Re: Char shifts promoted to int. Why?

[Paul Brook <paul at codesourcery dot com>]

On Monday 18 December 2006 01:15, Paul Schlie wrote:
> Chris Lattner wrote:
> > On Dec 17, 2006, at 12:40 PM, Rask Engelmann Lamberts wrote:
> >> I seem unable to get a QImode shift instruction from this code:
> >>
> >> unsigned char x;
> >>
> >> void qishifttest2 (unsigned int c)
> >> {
> >>    x <<= c;
> >> }
> >>
> >> should have been generated. Also, notice the redundant zero extension.
> >> Why are we not generating a QImode shift instruction?
> >
> > Consider when c = 16. With the (required) integer promotion, the result
> > is defined (the result is zero). If converted to QImode, the shift would
> > be undefined, because the (dynamic) shift amount would be larger than the
> > data type.
>
> ??? A left shift >= the precision of its shifted unsigned operand can only
> logically result in a value of 0 regardless of its potential promotion.

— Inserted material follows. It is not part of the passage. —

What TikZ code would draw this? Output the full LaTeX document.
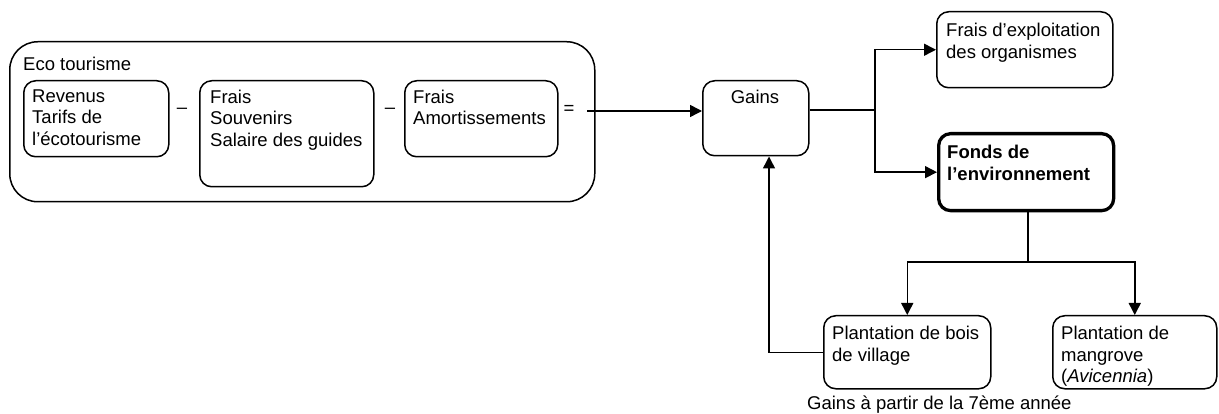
\documentclass[tikz,border=0pt]{standalone}
\usepackage{fontspec}
\setmainfont{Liberation Sans}
\usetikzlibrary{arrows.meta}
\tikzset{
  box/.style={draw, line width=1.5pt, rounded corners=12pt, inner sep=0pt, anchor=north west},
  bigbox/.style={box, rounded corners=28pt},
  thickbox/.style={box, line width=3.3pt},
  txt/.style={inner sep=0pt, anchor=north west, align=left,
              font=\fontsize{18.5}{21.5}\selectfont},
  sign/.style={inner sep=0pt, font=\fontsize{18.5}{21.5}\selectfont},
  link/.style={line width=1.5pt},
  arr/.style={link, -{Triangle[length=12pt,width=12pt]}}
}
\begin{document}
\begin{tikzpicture}[x=1pt,y=-1pt]
\useasboundingbox (0,0) rectangle (1219,414);

% eco-tourism block with its three accounts
\node[bigbox, minimum width=585pt, minimum height=160pt] (eco) at (9,41) {};
\node[txt] (ecot) at (23,57) {Eco tourisme};

\node[box, minimum width=145pt, minimum height=76pt] (rev) at (23,80) {};
\node[txt] (revt) at (32,89.5) {Revenus\\Tarifs de\\l’écotourisme};

\node[box, minimum width=174pt, minimum height=106pt] (fr1) at (199,80) {};
\node[txt] (fr1t) at (210,89.5) {Frais\\Souvenirs\\Salaire des guides};

\node[box, minimum width=153pt, minimum height=76pt] (fr2) at (404,80) {};
\node[txt] (fr2t) at (413,89.5) {Frais\\Amortissements};

\node[sign] (m1) at (182,111) {–};
\node[sign] (m2) at (390,111) {–};
\node[sign] (eq) at (569,110) {=};

% gains and their use
\node[box, minimum width=106pt, minimum height=75pt] (gains) at (702,80) {};
\node[txt, anchor=north] (gainst) at (755,89.5) {Gains};

\node[box, minimum width=176pt, minimum height=76pt] (expl) at (936,11) {};
\node[txt] (explt) at (946,23) {Frais d’exploitation\\des organismes};

\node[thickbox, minimum width=175pt, minimum height=77pt] (fonds) at (937,132) {};
\node[txt, font=\fontsize{18.5}{21.5}\selectfont\bfseries] (fondst) at (947,145) {Fonds de\\l’environnement};

\node[box, minimum width=167pt, minimum height=73pt] (bois) at (823,315) {};
\node[txt] (boist) at (832,326) {Plantation de bois\\de village};

\node[box, minimum width=164pt, minimum height=73pt] (mang) at (1052,315) {};
\node[txt] (mangt) at (1061,326) {Plantation de\\mangrove\\(\textit{Avicennia})};

\node[txt] (note) at (807,395.5) {Gains à partir de la 7ème année};

% connectors
\coordinate (eqend) at (587,111);
\draw[arr] (eqend) -- (gains.west |- eqend);

\coordinate (split) at (875,110);
\draw[link] (gains.east |- split) -- (split);
\draw[arr] (split) |- (expl.west);
\draw[arr] (split) |- (fonds.west);

\coordinate (split2) at (1028,262);
\draw[link] (fonds.south -| split2) -- (split2);
\draw[arr] (split2) -| (bois.north);
\draw[arr] (split2) -| (mang.north);

\coordinate (back) at (769,0);
\draw[arr] (bois.west) -| (back |- gains.south);
\end{tikzpicture}
\end{document}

Shifting >= the size of the value being shifted can and do give nonzero 
results on common hardware. Typically hardware will truncate the shift count.
eg. x << 8 implemented with a QImode shift will give x, not 0.

> Although integer promotion as specified by C may technically be performed
> lazily as a function of the implicit target precision required for a given
> operation, GCC tends to initially promote everything and then attempt to
> determine if an operation's precision may be subsequently lowered after
> having already lost critical knowledge of its originally specified
> operand's precision.

No. You're confusing some language you just invented with C.

The operand of the shift operator is of type unsigned int.
"x <<= c" is exactly the same as "((int)x) << c"
It doesn't matter whether the promotion is explicit or implicit, the semantics 
are the same.

Paul